In Poe’s Dupin mysteries it was an anonymous subsidiary details the workings of the more glamorous Dupin. In Doyle’s Holmes stories the inferior associate void is filled by Dr. John Watson, Doyle decided upon giving the typical sidekick more of a character than most detective sidekicks had received before this stage. Watson, unlike other previous sidekicks, seems somehow instrumental in assisting Holmes in his cases without actually making any conclusions himself.
His assistance seems to be more his positive effect on Holmes and his investigations rather than Watson’s own criminal knowledge. Evidence from the Sherlock Holmes short stories provides proof of Watson’s lack of directly helpful input, The Adventure of the Speckled Band; “‘You see it Watson? ‘ he yelled, ‘You see it? ‘ But I saw nothing”. Obviously Watson is not a razor sharp crime solver, this leads to the conclusion that other aspects of his character make him a worthwhile cohort for Holmes.
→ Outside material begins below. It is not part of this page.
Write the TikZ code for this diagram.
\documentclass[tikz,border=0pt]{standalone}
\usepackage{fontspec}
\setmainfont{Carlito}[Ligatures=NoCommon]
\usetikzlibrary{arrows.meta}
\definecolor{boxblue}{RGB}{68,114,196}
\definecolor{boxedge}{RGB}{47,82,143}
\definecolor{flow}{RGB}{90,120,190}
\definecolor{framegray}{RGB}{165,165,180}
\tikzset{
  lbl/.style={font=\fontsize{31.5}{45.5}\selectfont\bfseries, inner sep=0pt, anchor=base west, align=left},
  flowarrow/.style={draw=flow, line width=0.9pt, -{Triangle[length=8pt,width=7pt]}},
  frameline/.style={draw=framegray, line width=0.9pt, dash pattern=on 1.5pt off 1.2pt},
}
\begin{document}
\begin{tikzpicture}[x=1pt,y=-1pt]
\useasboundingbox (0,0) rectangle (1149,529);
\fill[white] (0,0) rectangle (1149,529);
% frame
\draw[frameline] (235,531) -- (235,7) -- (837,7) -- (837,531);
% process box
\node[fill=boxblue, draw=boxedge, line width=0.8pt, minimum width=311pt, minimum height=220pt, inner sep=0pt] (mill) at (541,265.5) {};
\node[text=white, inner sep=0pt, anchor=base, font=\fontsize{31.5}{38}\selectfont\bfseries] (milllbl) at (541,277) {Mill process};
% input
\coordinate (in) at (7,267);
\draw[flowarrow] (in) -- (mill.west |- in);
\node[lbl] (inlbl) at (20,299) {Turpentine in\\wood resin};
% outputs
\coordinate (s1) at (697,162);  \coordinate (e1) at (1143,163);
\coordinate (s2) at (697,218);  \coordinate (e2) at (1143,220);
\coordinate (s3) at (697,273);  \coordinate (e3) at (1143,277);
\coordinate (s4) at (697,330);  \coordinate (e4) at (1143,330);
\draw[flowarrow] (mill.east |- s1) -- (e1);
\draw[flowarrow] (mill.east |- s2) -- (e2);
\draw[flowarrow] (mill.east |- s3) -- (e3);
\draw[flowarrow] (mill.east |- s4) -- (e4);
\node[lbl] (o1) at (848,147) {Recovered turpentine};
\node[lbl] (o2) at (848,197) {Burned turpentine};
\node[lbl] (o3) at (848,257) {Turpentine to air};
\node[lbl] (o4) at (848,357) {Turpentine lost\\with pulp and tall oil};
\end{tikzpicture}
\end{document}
In the terms of the author, Doyle, Watson is an incredibly useful feature in his narratives as he is a great outlet for Holmes’ own queries and conclusions in plausible dialogue for the audience, rather than hearing Holmes’ theories from a less exciting thought process where the end is already determined by one character. Holmes’ theory voicing, to Watson, is common in the Sherlock short stories, here are just two examples from The Man with the Twisted Lip; “Now, I’ll state clearly and concisely to you, Watson, and maybe you may see a spark where all is dark to me” and “‘I think I have the key of the affair now'” said he …
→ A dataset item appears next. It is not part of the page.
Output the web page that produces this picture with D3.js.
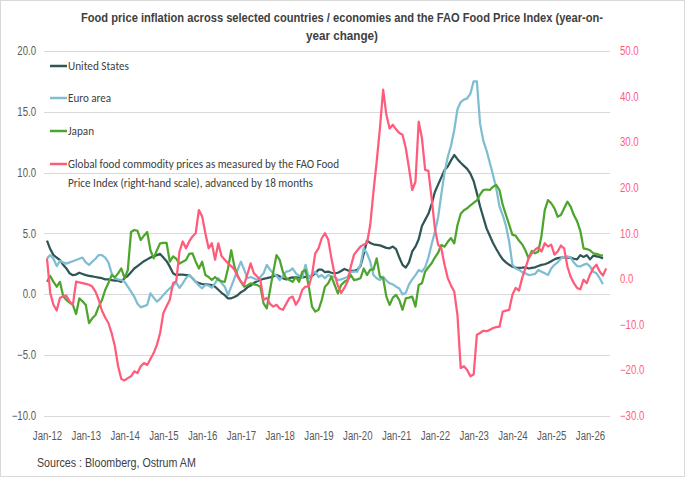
<!DOCTYPE html>
<html>
<head>
<meta charset="utf-8">
<script src="https://cdn.jsdelivr.net/npm/d3@7"></script>
<style>
  body { margin: 0; background: #fff; }
  svg { display: block; }
  .narrow, .narrow text { font-family: "Liberation Sans", Arial, sans-serif; }
</style>
</head>
<body>
<svg id="chart" width="686" height="478"></svg>
<script>
// monthly data, index 0 = Jan-12
var xTickLabels = ['Jan-12','Jan-13','Jan-14','Jan-15','Jan-16','Jan-17','Jan-18','Jan-19',
                   'Jan-20','Jan-21','Jan-22','Jan-23','Jan-24','Jan-25','Jan-26'];
var leftTicks = [20, 15, 10, 5, 0, -5, -10];
var rightTicks = [50, 40, 30, 20, 10, 0, -10, -20, -30];

var unitedStates = [
  4.4, 3.7, 3.2, 3.0, 2.8, 2.4, 2.1, 1.7, 1.55, 1.6, 1.75, 1.65,
  1.55, 1.5, 1.45, 1.4, 1.35, 1.3, 1.2, 1.2, 1.15, 1.1, 1.1, 1.0,
  1.3, 1.5, 1.8, 2.1, 2.3, 2.5, 2.7, 2.85, 3.0, 3.1, 3.2, 3.3,
  3.0, 2.7, 2.25, 1.7, 1.55, 1.6, 1.6, 1.55, 1.55, 1.3, 1.0, 0.9,
  0.82, 0.8, 0.78, 0.74, 0.6, 0.35, 0.1, -0.1, -0.36, -0.35, -0.25, -0.1,
  0.15, 0.3, 0.55, 0.7, 0.9, 1.05, 1.15, 1.25, 1.3, 1.37, 1.45, 1.56,
  1.45, 1.3, 1.2, 1.3, 1.37, 1.35, 1.37, 1.37, 1.4, 1.45, 1.5, 1.7,
  2.0, 2.0, 1.8, 1.84, 1.75, 1.7, 1.75, 1.9, 2.06, 1.95, 1.9, 1.9,
  2.0, 2.3, 3.3, 4.4, 4.2, 4.09, 4.05, 4.0, 3.9, 3.8, 3.76, 3.9,
  3.7, 3.0, 2.4, 2.17, 2.6, 3.5, 3.9, 4.5, 5.6, 6.1, 6.6, 7.4,
  8.4, 9.0, 9.6, 10.2, 10.5, 11.0, 11.44, 11.1, 10.8, 10.55, 10.3, 9.9,
  9.3, 8.3, 7.2, 6.3, 5.4, 4.8, 4.2, 3.7, 3.25, 2.85, 2.6, 2.4,
  2.25, 2.17, 2.15, 2.17, 2.2, 2.1, 2.15, 2.2, 2.3, 2.4, 2.45, 2.55,
  2.7, 2.85, 2.95, 3.0, 3.0, 3.0, 3.0, 2.9, 2.85, 3.2, 3.05, 3.2,
  2.85, 3.15, 3.1, 3.05, 2.93
];

var euroArea = [
  2.93, 3.2, 2.9, 2.3, 2.74, 2.6, 2.5, 2.6, 2.7, 2.8, 2.9, 3.0,
  2.6, 2.4, 2.66, 2.9, 3.2, 3.2, 3.0, 2.6, 1.7, 1.3, 1.2, 1.15,
  1.0, 0.6, 0.2, -0.22, -0.8, -1.1, -1.0, -0.9, 0.05, -0.3, -0.63, -0.4,
  -0.08, 0.2, 0.47, 0.7, 0.93, 0.5, 0.88, 1.3, 1.56, 1.3, 1.0, 0.7,
  0.47, 0.74, 0.7, 0.52, 0.9, 1.3, 0.9, 0.6, -0.08, 0.6, 1.3, 2.0,
  2.66, 2.0, 1.3, 1.4, 1.3, 1.15, 1.4, 1.7, 2.4, 2.0, 1.7, 1.5,
  1.15, 1.5, 1.84, 1.9, 2.1, 1.7, 1.5, 1.4, 2.4, 1.3, 1.6, 1.84,
  1.4, 1.56, 1.3, 1.56, 1.45, 1.4, 1.15, 1.2, 1.3, 1.4, 1.8, 1.84,
  1.84, 2.4, 3.76, 3.35, 2.66, 1.56, 1.3, 1.15, 1.43, 1.1, 0.88, 0.8,
  0.6, 0.45, -0.03, 0.1, 0.8, 1.2, 1.56, 1.97, 1.84, 2.2, 3.0, 4.1,
  5.1, 6.3, 8.2, 10.0, 11.3, 12.2, 13.5, 15.2, 15.8, 16.0, 16.1, 16.5,
  17.5, 17.5, 14.0, 12.6, 11.8, 10.8, 9.8, 8.7, 7.2, 6.5, 5.6, 4.3,
  2.4, 2.1, 2.0, 1.8, 1.7, 1.56, 1.6, 1.65, 1.97, 1.84, 1.7, 1.56,
  2.1, 2.4, 2.6, 2.93, 3.0, 3.1, 3.0, 2.6, 2.3, 2.27, 2.4, 2.5,
  2.27, 1.84, 1.7, 1.3, 0.8
];

var japan = [
  1.0, 1.48, 1.0, 0.6, 1.0, -0.16, -0.5, -0.7, -0.9, -1.65, -0.36, -0.6,
  -0.9, -2.4, -2.0, -1.73, -1.04, -0.5, 0.33, 0.9, 1.56, 1.37, 1.7, 2.1,
  1.3, 1.97, 5.1, 5.27, 5.2, 4.44, 4.8, 5.1, 3.6, 2.93, 3.6, 4.17,
  4.2, 4.2, 2.66, 3.1, 2.9, 2.5, 2.66, 2.8, 3.3, 3.35, 2.66, 2.1,
  2.66, 1.56, 1.4, 1.15, 1.4, 1.15, 1.05, 1.0, 2.1, 3.6, 2.25, 1.5,
  1.0, 0.6, 0.7, 0.88, 0.8, 0.74, 0.6, -0.77, -1.18, 0.33, 1.8, 3.2,
  2.8, 1.8, 1.3, 1.15, 1.0, 1.4, 1.0, 1.84, 1.97, 0.6, -1.04, -1.45,
  -1.3, -0.5, 0.6, 0.88, 1.43, 0.74, 0.05, 0.74, 1.0, 1.15, 1.56, 1.15,
  1.2, 1.3, 2.1, 1.56, 2.0, 2.0, 2.93, 1.43, 1.3, -0.22, -0.9, -0.3,
  -0.08, -0.5, -1.3, -0.36, -0.3, -0.22, -1.04, 0.74, 0.88, 1.84, 2.2, 2.53,
  3.0, 3.4, 4.03, 3.9, 4.3, 4.6, 4.17, 5.68, 6.6, 6.9, 7.05, 7.3,
  7.5, 7.7, 8.2, 8.56, 8.6, 8.56, 8.83, 8.97, 8.56, 7.33, 6.5, 5.7,
  4.86, 4.8, 4.4, 4.1, 3.6, 2.93, 3.54, 3.35, 3.5, 4.8, 6.9, 7.73,
  7.47, 7.05, 6.36, 6.5, 7.05, 7.6, 7.2, 6.5, 6.0, 5.2, 3.76, 3.7,
  3.6, 3.35, 3.3, 3.2, 3.15
];

// FAO Food Price Index y/y, advanced by 18 months (right-hand scale)
var faoIndex = [
  4.5, -3.1, -5.7, -6.95, -4.2, -3.8, -3.7, -5.0, -5.7, -0.6, -0.8, -0.95,
  -1.1, -1.3, -1.7, -2.8, -4.6, -7.0, -8.5, -9.7, -11.9, -14.8, -19.2, -22.0,
  -22.3, -21.8, -21.4, -20.3, -20.7, -19.2, -18.5, -18.9, -17.6, -16.3, -14.5, -11.9,
  -7.5, -6.0, -4.6, -0.95, -0.5, 6.0, 8.2, 6.7, 8.2, 9.3, 10.0, 15.1,
  13.7, 10.0, 6.7, 7.8, 4.2, 7.8, 5.0, 4.2, 3.4, 2.8, 2.0, 0.5,
  -0.6, -1.3, 1.0, 3.4, 1.25, 0.5, -0.2, -4.6, -4.2, -5.5, -6.1, -5.7,
  -6.5, -6.8, -5.5, -4.2, -3.9, -5.7, -4.5, -2.4, -1.7, -1.7, 0.9, 5.6,
  6.7, 8.9, 10.0, 8.6, 4.5, 0.9, -1.5, -3.1, -2.0, -0.6, 2.7, 5.3,
  6.2, 7.1, 7.5, 7.8, 11.8, 19.1, 25.7, 33.0, 41.5, 36.0, 33.0, 33.8,
  32.8, 32.0, 31.6, 28.7, 24.3, 19.5, 21.3, 34.5, 30.9, 23.9, 23.7, 17.7,
  11.1, 7.5, 6.7, 3.1, 0.15, -1.5, -2.8, -8.0, -19.6, -19.2, -20.0, -21.4,
  -21.0, -12.3, -11.9, -11.4, -11.5, -11.2, -10.8, -10.6, -10.5, -7.2, -7.0, -6.8,
  -3.5, -2.0, -2.6, 0.15, 2.3, 4.5, 5.6, 6.4, 6.9, 6.0, 7.8, 7.1,
  7.5, 5.3, 6.0, 7.3, 6.7, 2.7, 0.5, -0.95, -2.0, -2.3, -0.2, -0.95,
  0.9, 2.3, 3.1, 1.6, 0.7, 2.3
];

var seriesNames = ['United States', 'Euro area', 'Japan',
  'Global food commodity prices as measured by the FAO Food',
  'Price Index (right-hand scale), advanced by 18 months'];

var svg = d3.select('#chart');

// squeeze Liberation Sans to an Arial Narrow-like width
function squeeze(sel, factor) {
    sel.each(function() {
        var w = this.getComputedTextLength();
        d3.select(this).attr('textLength', w * factor).attr('lengthAdjust', 'spacingAndGlyphs');
    });
}

// outer frame
svg.append('rect')
    .attr('x', 0.5).attr('y', 0.5)
    .attr('width', 684).attr('height', 476)
    .style('fill', 'none').style('stroke', '#d9d9d9');

var x = d3.scaleLinear().domain([0, 168]).range([47, 590]);
var yL = d3.scaleLinear().domain([-10, 20]).range([415.5, 51]);
var yR = d3.scaleLinear().domain([-30, 50]).range([415.5, 51]);

// title
var title = svg.append('g').attr('class', 'narrow')
    .style('font-weight', 'bold').style('font-size', '12.5px').style('fill', '#404040');
title.append('text').attr('x', 342).attr('y', 22).attr('text-anchor', 'middle')
    .attr('textLength', 522).attr('lengthAdjust', 'spacingAndGlyphs')
    .text('Food price inflation across selected countries / economies and the FAO Food Price Index (year-on-');
title.append('text').attr('x', 342).attr('y', 40).attr('text-anchor', 'middle')
    .attr('textLength', 72).attr('lengthAdjust', 'spacingAndGlyphs')
    .text('year change)');

// gridlines (left axis)
svg.append('g').selectAll('line').data(leftTicks).enter().append('line')
    .attr('x1', 44).attr('x2', 610)
    .attr('y1', function(d) { return Math.round(yL(d)) + 0.5; })
    .attr('y2', function(d) { return Math.round(yL(d)) + 0.5; })
    .style('stroke', '#d9d9d9').style('stroke-width', 1);

// left axis
var axisL = d3.axisLeft(yL).tickValues(leftTicks).tickSize(0).tickPadding(0)
    .tickFormat(d3.format('.1f'));
var gL = svg.append('g').attr('class', 'narrow').attr('transform', 'translate(36,0)').call(axisL);
gL.select('.domain').remove();
gL.selectAll('text').style('font-size', '12px').style('fill', '#595959')
    .style('font-family', '"Liberation Sans", Arial, sans-serif');
squeeze(gL.selectAll('text'), 0.8);

// right axis
var axisR = d3.axisRight(yR).tickValues(rightTicks).tickSize(0).tickPadding(0)
    .tickFormat(d3.format('.1f'));
var gR = svg.append('g').attr('class', 'narrow').attr('transform', 'translate(620,0)').call(axisR);
gR.select('.domain').remove();
gR.selectAll('text').style('font-size', '12px').style('fill', '#ff5c7c')
    .style('font-family', '"Liberation Sans", Arial, sans-serif');
squeeze(gR.selectAll('text'), 0.8);

// x axis labels
var axisX = d3.axisBottom(x).tickValues(xTickLabels.map(function(d, i) { return i * 12; }))
    .tickSize(0).tickPadding(0)
    .tickFormat(function(d, i) { return xTickLabels[i]; });
var gX = svg.append('g').attr('class', 'narrow').attr('transform', 'translate(0,431)').call(axisX);
gX.select('.domain').remove();
gX.selectAll('text').style('font-size', '12px').style('fill', '#595959')
    .style('font-family', '"Liberation Sans", Arial, sans-serif');
squeeze(gX.selectAll('text'), 0.8);

// lines
function lineFor(scale) {
    return d3.line()
        .x(function(d, i) { return x(i); })
        .y(function(d) { return scale(d); });
}

var series = [
    { values: unitedStates, color: '#2e5656', scale: yL },
    { values: euroArea,     color: '#7fbdd2', scale: yL },
    { values: japan,        color: '#4ea52e', scale: yL },
    { values: faoIndex,     color: '#ff5c7c', scale: yR }
];

svg.append('g').selectAll('path').data(series).enter().append('path')
    .attr('d', function(d) { return lineFor(d.scale)(d.values); })
    .style('fill', 'none')
    .style('stroke', function(d) { return d.color; })
    .style('stroke-width', 2.25)
    .style('stroke-linejoin', 'round');

// legend
var legendY = [66, 98, 131, 164];
var legendW = [61, 43, 26, 271, 245];
var legend = svg.append('g').style('font-family', 'Carlito, Lato, "Open Sans", sans-serif')
    .style('font-size', '12px').style('fill', '#404040');
series.forEach(function(s, i) {
    legend.append('line')
        .attr('x1', 50).attr('x2', 67)
        .attr('y1', legendY[i]).attr('y2', legendY[i])
        .style('stroke', s.color).style('stroke-width', 2.5);
});
seriesNames.forEach(function(name, i) {
    var yy = i < 4 ? legendY[i] : 183;
    legend.append('text')
        .attr('x', 68).attr('y', yy + 4)
        .attr('textLength', legendW[i]).attr('lengthAdjust', 'spacingAndGlyphs')
        .text(name);
});

// source
var source = svg.append('text').attr('class', 'narrow')
    .attr('x', 37).attr('y', 467)
    .style('font-size', '13px').style('fill', '#404040')
    .text('Sources : Bloomberg, Ostrum AM');
squeeze(source, 0.82);
</script>
</body>
</html>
“‘In the bathroom,'” As seen, the clues are given to Watson by Holmes, at the same time as the audience receives them, but are not fully explained as to leave that exciting need to discover the answers for yourself. In addition to being Homes’ confidante Watson is also his close friend as words of affection such as “This is my intimate friend and associate, Dr Watson” and “My dear Watson” have became, teamed with the word elementary, somewhat of a popular catchphrase throughout the Sherlock Holmes’ adventures.
This friendship gives an amiable atmosphere in the investigations even though the subject matter being dealt with is often quite dour. This is an important factor so that the audience are not left feeling dejected. Watson, in broad terms, is an intelligent respectable gentleman of the time with a comfortably upper class life with an esteemed position as a doctor however Watson does not seem contented by this and seems consistently to be seeking a more exciting diversion accompanying Holmes.
This attribute of escaping the mundane existence that he possesses is shared by the reader. Another argument is that Watson represents the audience which is why he is fitting narrator and friendly character. The monotony Watson feels about his profession is shown in this caption “My practice is never very absorbing”. This explains why Watson has the drive to supplement Holmes’ investigations; it also shows an adventurous side to Watson’s character.
It also becomes apparent later in the sequence of stories that Watson has completed his typically “perfect” life by adding his wife to the equation, however this does not appear to quench his dissatisfaction with his life as, in “The Man with the Twisted Lip”, he still succumbs to the temptation that Holmes’ cases produce. A feature that is constantly appealing to a majority audience is his apparent concern for the people affected by an atrocity, Watson is consistently a benevolent and considerate conversationalist with the friends and family of the, suspected, victim.